By contrast, Sikorsky is confident their Raider-X can beat 205 knots – using the same GE T901 engine as the Bell 360, but with no supplemental power system. Raider doesn’t need wings, either. The ultra-rigid rotors provide all the lift required at high speeds, relying on the pusher propeller to provide thrust. And, while streamlined, Raider-X’s fuselage is actually fairly wide: The co-pilots are seated side-by-side – making it easier for them to see each others’ displays and point things out to each other – with a cabin behind them large enough for passengers or a capacious weapons bay.
“We weren’t trying to get every last bit of drag out to hit a speed requirement. We didn’t need to,” Malia said. “We are not doing anything cute or tricky by trying to add additional engines. We are using the power that’s available from the T901, and we’ve got a really solid design built around it.”
Sikorsky’s smaller and less powerful S-97, which has the same side-by-side cockpit design, has already done 207 knots in tests, beating the Army’s dash-speed requirement. The grandfather of the Sikorsky compound-helicopter family, the Collier Trophy-winning X2 tech demonstrator, managed 250. Considering this history, and reading between the lines of what Malia and other execs have said, it seems Sikorsky is actually deemphasizing speed with each new generation of compound helicopter so they can focus on optimizing other features.

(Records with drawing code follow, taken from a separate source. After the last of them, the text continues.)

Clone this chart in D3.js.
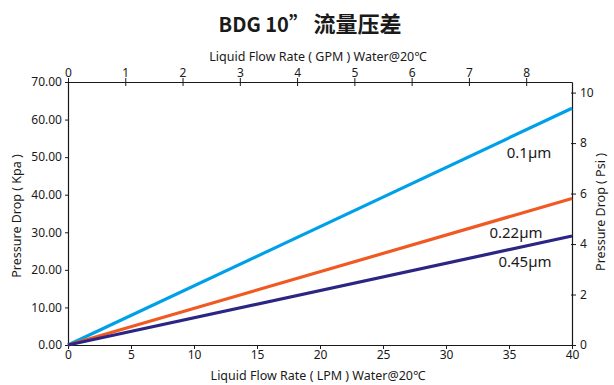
<!DOCTYPE html>
<html><head><meta charset="utf-8">
<script src="https://cdn.jsdelivr.net/npm/d3@7"></script>
<style>
body{margin:0;background:#fff;}
svg text{font-family:"Noto Sans","Noto Sans CJK SC",sans-serif;fill:#1a1a1a;}
</style></head>
<body><svg id="c" width="614" height="385"></svg>
<script>
const flowLPM = [0, 40];
const series = [
  {name:"0.1µm",  values:[0, 63], color:"#00a0e9"},
  {name:"0.22µm", values:[0, 39], color:"#f05a22"},
  {name:"0.45µm", values:[0, 29], color:"#2b2683"}
];
const kpaTicks = [0,10,20,30,40,50,60,70];
const psiTicks = [0,2,4,6,8,10];
const lpmTicks = [0,5,10,15,20,25,30,35,40];
const gpmTicks = [0,1,2,3,4,5,6,7,8];

const svg = d3.select("#c");
const L=68, R=572, T=82, B=345;
const x = d3.scaleLinear().domain([0,40]).range([L,R]);
const xg = d3.scaleLinear().domain([0,8.8]).range([L,R]);
const y = d3.scaleLinear().domain([0,70]).range([B,T]);
const yp = d3.scaleLinear().domain([0,10.42]).range([B,T]);

const title = svg.append("text").attr("x",310).attr("y",32).attr("text-anchor","middle")
  .style("font-weight","bold").style("font-family","'Noto Sans CJK SC',sans-serif");
title.append("tspan").style("font-size","20px").text("BDG 10”  ");
title.append("tspan").style("font-size","22px").text("流量压差");

function style(g){
  g.selectAll("path").attr("stroke","#1a1a1a").attr("stroke-width",1.2);
  g.selectAll("line").attr("stroke","#1a1a1a");
  g.selectAll("text").style("font-size","12px").attr("fill","#1a1a1a");
}

const gb = svg.append("g").attr("transform",`translate(0,${B})`)
  .call(d3.axisBottom(x).tickValues(lpmTicks).tickSize(4).tickSizeOuter(0));
style(gb); gb.selectAll("text").attr("y",5).attr("dy","0.71em");
const gt = svg.append("g").attr("transform",`translate(0,${T})`)
  .call(d3.axisTop(xg).tickValues(gpmTicks).tickSize(4).tickSizeOuter(0));
style(gt); gt.selectAll(".tick line").attr("y2",4).attr("y1",-4);
gt.selectAll("text").attr("y",-5);
const gl = svg.append("g").attr("transform",`translate(${L},0)`)
  .call(d3.axisLeft(y).tickValues(kpaTicks).tickFormat(d3.format(".2f")).tickSize(3).tickSizeOuter(0));
style(gl); gl.selectAll("text").attr("x",-6);
const gr = svg.append("g").attr("transform",`translate(${R},0)`)
  .call(d3.axisRight(yp).tickValues(psiTicks).tickSize(4).tickSizeOuter(0));
style(gr); gr.selectAll(".tick line").attr("x1",-1).attr("x2",4);
gr.selectAll("text").attr("x",8);

const line = d3.line().x((d,i)=>x(flowLPM[i])).y(d=>y(d));
series.forEach(s=>{
  svg.append("path").attr("d",line(s.values)).attr("fill","none")
    .attr("stroke",s.color).attr("stroke-width",3.2);
});

const labelPos = [[529,158],[516,238],[525,267]];
series.forEach((s,i)=>{
  svg.append("text").attr("x",labelPos[i][0]).attr("y",labelPos[i][1])
    .attr("text-anchor","middle").style("font-size","15px").text(s.name);
});

svg.append("text").attr("x",318).attr("y",61).attr("text-anchor","middle")
  .style("font-size","12.5px").text("Liquid Flow Rate ( GPM ) Water@20℃");
svg.append("text").attr("x",318).attr("y",380).attr("text-anchor","middle")
  .style("font-size","12.5px").text("Liquid Flow Rate ( LPM ) Water@20℃");
svg.append("text").attr("transform","translate(21,216) rotate(-90)").attr("text-anchor","middle")
  .style("font-size","12.5px").text("Pressure Drop ( Kpa )");
svg.append("text").attr("transform","translate(605,212) rotate(-90)").attr("text-anchor","middle")
  .style("font-size","12.5px").text("Pressure Drop ( Psi )");
</script></body></html>
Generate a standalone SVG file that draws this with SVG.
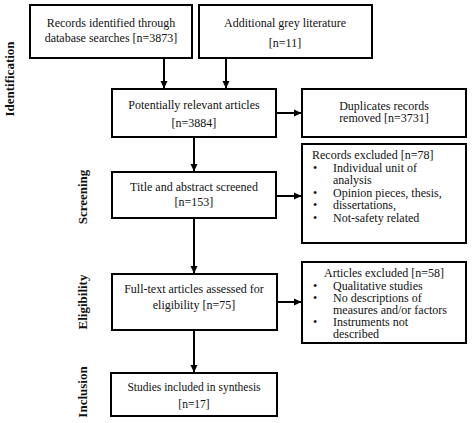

Agility, Reliability, Cost, and History
It’s those other features besides speed where Bell says it has the advantage: low-speed agility, mechanical reliability and ease of maintenance, and low cost.
Sikorsky counters they’ve put the S-97 through extensive agility testing, meeting Army standards. They say their expertise in building digital fly-by-wire controls — on such production aircraft as the Marine Corps CH-53K or the Canadian CH-148 — is more than equal to Bell’s. And they say their ultra-rigid rotor blades are more responsive in tight maneuvers than the relatively wobbly rotors that conventional helicopters require.
What’s more, because the rigid rotors don’t need to flex as much as traditional ones, the rotor hub on which they’re mounted requires far fewer moving parts – all told, half as many on the Raider-X as on the UH-60 Black Hawk — which should reduce breakdowns and maintenance.
What about Raider-X’s pusher propeller, a complex piece of machinery that compound helicopters have, but conventional ones don’t? Well, that replaces the traditional tail rotor and its drive shaft, which are also mechanically complex. The difference, Sikorsky says, is that a single-main-rotor helicopter whose tail rotor breaks down – or is destroyed in combat – needs to make an emergency landing immediately or crash. A compound helicopter whose pusher propeller breaks or is destroyed won’t be able to reach its top speeds, but it’s still capable of flying home.
All that said, Bell does have a point. Single-main-rotor helicopters like their Bell 360 have been flying by the tens of thousands since the first workable helicopter – designed and piloted, ironically in this context, by Igor Sikorsky – first took off in 1939. Dual-main-rotor designs like the Boeing CH-47 Chinook – which first saw service in Vietnam — have, likewise, been flying in large numbers for decades.
By contrast, compound helicopters, which combine dual main rotors with new ultra-rigid blades and a pusher propeller, are a much newer technology – and Sikorsky has only built four of them.
- The pioneering X2, first flown in 2008 and now retired to the Smithsonian;
- A pair of S-97 Raiders, one of which was totaled after a software glitch caused its two sets of rotors – which are set very close together to reduce drag – to clip each other during taxiing; and
- The SB>1 Defiant, a transport variant and potential competitor for the Army’s Future Long-Range Assault Aircraft, which is three times the Raider’s size and whose first flight was delayed for months by, among other things, problems building ultra-rigid blades that were big enough.
Now, the Raider-X shouldn’t have the same problems of scale: At 14,000 pounds, it’s only 27 percent bigger than the 11,000-pound S-97, whereas the 30,000-lb Defiant is almost three times as large. But it’s still a new technology, and – assuming the Army likes the Raider-X design well enough to pay Sikorsky to build a prototype – it will be only the fifth compound helicopter Sikorsky has ever made.
To Sikorsky, the newness of the technology is a selling point. Whereas traditional single-main-rotor technology has reached the limits of its performance, Sikorsky argues, compound helicopters have decades of growth ahead. When GE next upgrades its T901 engine, for example, Raider-X could easily translate more power into more speed and payload, Malia argued, while a single-main-rotor helicopter like the Bell 360 has already reached the point of diminishing returns where increases in power probably won’t translate into greater speed.
For Raider-X, he said, “the technology itself is at the beginning of its growth curve.”
But new technology comes with greater risk of schedule slips and cost overruns. Today’s Army is willing to abruptly disqualify competitors for a modest delay – as it proved on the Optionally Manned Fighting Vehicle program – and it’s increasingly anxious about cost. One of the requirements for the Future Attack Reconnaissance Aircraft, alongside speed, is an average cost per aircraft equal to the Apache, about $30 million.
Can Sikorsky compete under that cap?
“We have done a complete affordability analysis,” Malia said. “We’re extraordinarily confident we will come in under the Army’s cost goal.”